When the pandemic in Africa hit Tanzania in mid-April, President John Magufuli announced three days of national prayer to seek God’s protection from the pandemic. Nearly a month later, he claimed victory over the disease and encouraged tourists to visit his nation. The rush to reopen came despite concerns from the World Health Organization (WHO) over almost total lack of information on the actual spread of the virus in a country with a population of 55 million, and with one of the weakest healthcare systems in the region.
This shortage of reliable data affects several African nations, with some governments reluctant to even acknowledge the pandemic in Africa, afraid to expose their poor health systems to outer scrutiny. There are other nations that simply cannot carry out significant testing due to poverty and political instability. Sharing information is critical to tackling the pandemic in Africa, both for planning the response and mobilizing donor funding. As things currently are, it is nearly impossible to scale the full impact of the contagion across Africa.
Latest data collected by Reuters indicates that the pandemic in Africa has 493,000 cases and 11,600 deaths with a total population of 1.3 billion people.
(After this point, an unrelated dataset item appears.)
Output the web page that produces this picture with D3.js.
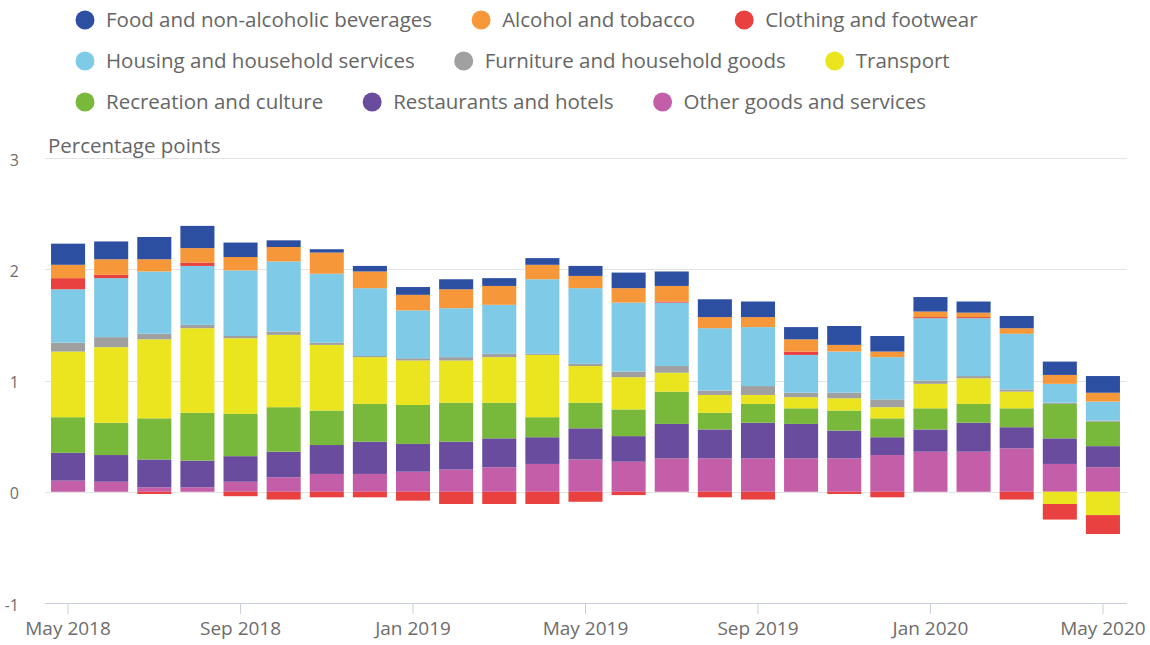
<!DOCTYPE html>
<html>
<head>
<meta charset="utf-8"/>
<script src="https://d3js.org/d3.v7.min.js"></script>
<style>
body { margin: 0; background: #fff; }
text { font-family: "Open Sans", sans-serif; }
.grid line { stroke: #e3e3e3; stroke-width: 1; }
</style>
</head>
<body>
<svg id="svg" width="1150" height="645"></svg>
<script>

// months shown on the x axis (one bar each)
var months = ["May 2018","Jun 2018","Jul 2018","Aug 2018","Sep 2018","Oct 2018","Nov 2018","Dec 2018",
  "Jan 2019","Feb 2019","Mar 2019","Apr 2019","May 2019","Jun 2019","Jul 2019","Aug 2019","Sep 2019",
  "Oct 2019","Nov 2019","Dec 2019","Jan 2020","Feb 2020","Mar 2020","Apr 2020","May 2020"];
var tickMonths = ["May 2018","Sep 2018","Jan 2019","May 2019","Sep 2019","Jan 2020","May 2020"];
var yTicks = [-1, 0, 1, 2, 3];

var seriesNames = ["Food and non-alcoholic beverages","Alcohol and tobacco","Clothing and footwear",
  "Housing and household services","Furniture and household goods","Transport",
  "Recreation and culture","Restaurants and hotels","Other goods and services"];
var seriesColors = ["#2d4fa2","#f6983a","#e8413f","#7fcbe7","#a0a0a0","#ebe51f","#78b83b","#6a4c9e","#c45ea8"];

// contributions, percentage points
var food =        [0.19,0.16,0.20,0.20,0.13,0.06,0.03,0.05,0.07,0.09,0.07,0.06,0.09,0.14,0.13,0.16,0.14,0.11,0.17,0.14,0.13,0.10,0.11,0.12,0.15];
var alcohol =     [0.12,0.14,0.11,0.13,0.12,0.13,0.19,0.15,0.14,0.17,0.17,0.13,0.11,0.13,0.14,0.10,0.09,0.11,0.06,0.05,0.05,0.04,0.05,0.08,0.08];
var clothing =    [0.10,0.03,-0.02,0.03,-0.04,-0.07,-0.05,-0.05,-0.08,-0.11,-0.11,-0.11,-0.09,-0.03,0.01,-0.05,-0.07,0.03,-0.02,-0.05,0.01,0.01,-0.07,-0.14,-0.17];
var housing =     [0.48,0.53,0.56,0.53,0.59,0.63,0.62,0.61,0.43,0.44,0.44,0.67,0.68,0.62,0.57,0.56,0.53,0.34,0.37,0.38,0.56,0.52,0.50,0.17,0.17];
var furniture =   [0.08,0.09,0.05,0.03,0.02,0.03,0.02,0.01,0.02,0.03,0.03,0.01,0.02,0.05,0.06,0.04,0.08,0.04,0.05,0.07,0.03,0.02,0.02,0.01,0.01];
var transport =   [0.59,0.68,0.71,0.76,0.68,0.65,0.59,0.42,0.40,0.38,0.41,0.56,0.33,0.29,0.17,0.16,0.08,0.10,0.11,0.10,0.22,0.23,0.15,-0.11,-0.21];
var recreation =  [0.32,0.29,0.37,0.43,0.38,0.40,0.31,0.34,0.35,0.35,0.32,0.18,0.23,0.24,0.29,0.15,0.17,0.14,0.18,0.17,0.19,0.17,0.17,0.31,0.22];
var restaurants = [0.25,0.24,0.25,0.24,0.23,0.23,0.26,0.29,0.25,0.25,0.26,0.24,0.28,0.23,0.31,0.26,0.32,0.31,0.25,0.16,0.20,0.26,0.19,0.23,0.19];
var other =       [0.10,0.09,0.04,0.04,0.09,0.13,0.16,0.16,0.18,0.20,0.22,0.25,0.29,0.27,0.30,0.30,0.30,0.30,0.30,0.33,0.36,0.36,0.39,0.25,0.22];

var seriesValues = [food, alcohol, clothing, housing, furniture, transport, recreation, restaurants, other];

// table for d3.stack
var table = months.map(function(m, i) {
  var row = { month: m };
  seriesNames.forEach(function(s, k) { row[s] = seriesValues[k][i]; });
  return row;
});

var svg = d3.select("#svg");

var x = d3.scaleBand().domain(months).range([46.5, 1124.5]).paddingInner(0.21).paddingOuter(0.105);
var y = d3.scaleLinear().domain([-1, 3]).range([603, 158]);
var color = d3.scaleOrdinal().domain(seriesNames).range(seriesColors);

// gridlines
svg.append("g").attr("class", "grid")
  .selectAll("line").data(yTicks.filter(function(d){ return d > -1; }))
  .enter().append("line")
  .attr("x1", 45).attr("x2", 1127)
  .attr("y1", function(d){ return Math.round(y(d)) + 0.5; })
  .attr("y2", function(d){ return Math.round(y(d)) + 0.5; });

// y labels
svg.append("g").selectAll("text").data(yTicks).enter().append("text")
  .attr("x", 19).attr("y", function(d){ return y(d) + 2; })
  .attr("dy", "0.35em")
  .attr("text-anchor", "end")
  .style("font-size", "16px").style("fill", "#6d6d6d")
  .text(function(d){ return d; });

svg.append("text").attr("x", 48).attr("y", 153)
  .style("font-size", "20.5px").style("fill", "#666")
  .text("Percentage points");

// stacked bars, last series at the bottom
var stackKeys = seriesNames.slice().reverse();
var stacked = d3.stack().keys(stackKeys).offset(d3.stackOffsetDiverging)(table);

svg.append("g").selectAll("g").data(stacked).enter().append("g")
  .attr("fill", function(d){ return color(d.key); })
  .selectAll("rect").data(function(d){ return d; }).enter().append("rect")
  .attr("x", function(d){ return x(d.data.month); })
  .attr("width", x.bandwidth())
  .attr("y", function(d){ return y(Math.max(d[0], d[1])); })
  .attr("height", function(d){ return Math.abs(y(d[0]) - y(d[1])); });

// x axis
var xAxis = d3.axisBottom(x).tickValues(tickMonths).tickSize(11).tickPadding(8);
var xAxisG = svg.append("g").attr("transform", "translate(0,603)").call(xAxis);
xAxisG.select(".domain").attr("d", "M45,0.5H1127").attr("stroke", "#c9cedc");
xAxisG.selectAll(".tick line").attr("stroke", "#c9cedc");
xAxisG.selectAll(".tick text")
  .style("font-family", "'Open Sans', sans-serif")
  .style("font-size", "19px").style("fill", "#6d6d6d");

// legend, three rows
var legendRows = [[0,1,2],[3,4,5],[6,7,8]];
var legend = svg.append("g");
legendRows.forEach(function(row, r) {
  var cx = 85;
  row.forEach(function(k) {
    var item = legend.append("g").attr("transform", "translate(" + cx + "," + (20 + r * 41) + ")");
    item.append("circle").attr("r", 9.5).attr("fill", seriesColors[k]);
    var t = item.append("text").attr("x", 21).attr("dy", "0.35em")
      .style("font-size", "20.5px").style("fill", "#666")
      .text(seriesNames[k]);
    cx += 21 + t.node().getComputedTextLength() + 49;
  });
});

</script>
</body>
</html>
Meanwhile Latin America, had 2.9 million cases and 129,000 deaths with roughly half the population. The numbers make it look as though the virus has skirted much of Africa, but the reality is certainly worse, with WHO special envoy Samba Sow warning of a potential silent epidemic if testing isn’t prioritized. Interviews with several health workers, diplomats and local officials has revealed not only a scarcity of reliable testing in most countries, but also the certain measures governments have went through to prevent news of infection rates from emerging, even if that means they missed out on donor funding.
While some countries will not share their information, others simply can’t. Due to their health systems being too underdeveloped to carry out large scale testing, contact tracing or surveillance.
South Africa, Africa’s most advanced economy is one of the few to have rolled out mass testing. However, it experienced a backlog of 63,000 unprocessed specimens as of June 10th and that is because global suppliers were unable to meet the demand for laboratory kits, according to the health ministry.
With the absence of comprehensive testing data in other parts of the world, researchers are looking for different methods to judge the prevalence of the virus. Including studying the number of deaths that exceed the average for the relative time of year. However, even that isn’t possible in many countries in Africa because of missing/patchy data sets from previous years.